— start Extracted material —

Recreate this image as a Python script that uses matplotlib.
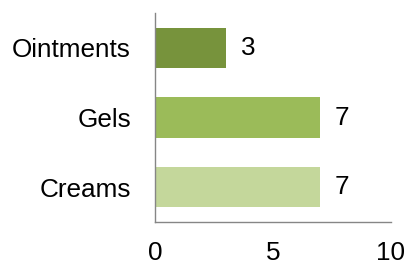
import matplotlib
matplotlib.use("Agg")
import matplotlib.pyplot as plt

categories = ["Creams", "Gels", "Ointments"]
values = [7, 7, 3]
colors = ["#C4D79B", "#9BBB59", "#77933C"]
xticks = [0, 5, 10]

plt.rcParams['font.family'] = ['Liberation Sans', 'DejaVu Sans']

fig = plt.figure(figsize=(4.08, 2.64), dpi=100)
ax = fig.add_axes([155.3/408, 1-222/264, (390.7-155.3)/408, (222-13)/264])
ax.barh(range(len(categories)), values, height=0.575, color=colors)
ax.set_xlim(0, 10)
ax.set_ylim(-0.5, 2.5)
ax.set_yticks(range(len(categories)))
ax.set_yticklabels(categories)
ax.set_xticks(xticks)
ax.tick_params(axis='both', length=0, labelsize=18.8, colors='black')
ax.tick_params(axis='x', pad=14)
ax.tick_params(axis='y', pad=17.5)
for s in ['top', 'right']:
    ax.spines[s].set_visible(False)
for s in ['left', 'bottom']:
    ax.spines[s].set_color('#868686')
    ax.spines[s].set_linewidth(1.0)
for i, v in enumerate(values):
    ax.annotate(str(v), (v, i), xytext=(10.5, 0), textcoords='offset points',
                va='center', ha='left', fontsize=18.8)
fig.savefig("out.png", dpi=100)
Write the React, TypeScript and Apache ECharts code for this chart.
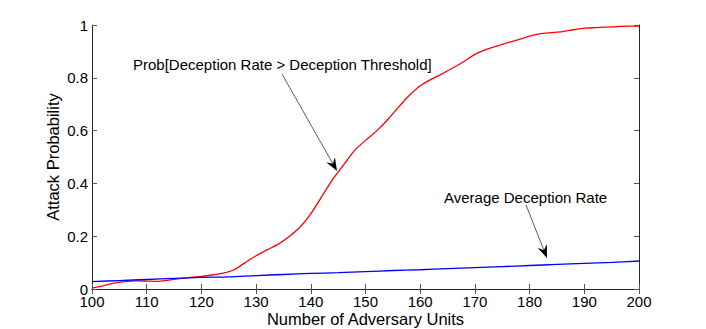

— end Extracted material —

> _Given instruction_
Copy exactly the lines running from the beginning of the listing through the line that has "plt.rcParams['font.family'] = ['Liberation". Drop the pictures.

> _Right answer_
Recreate this image as a Python script that uses matplotlib.
import matplotlib
matplotlib.use("Agg")
import matplotlib.pyplot as plt

categories = ["Creams", "Gels", "Ointments"]
values = [7, 7, 3]
colors = ["#C4D79B", "#9BBB59", "#77933C"]
xticks = [0, 5, 10]

plt.rcParams['font.family'] = ['Liberation Sans', 'DejaVu Sans']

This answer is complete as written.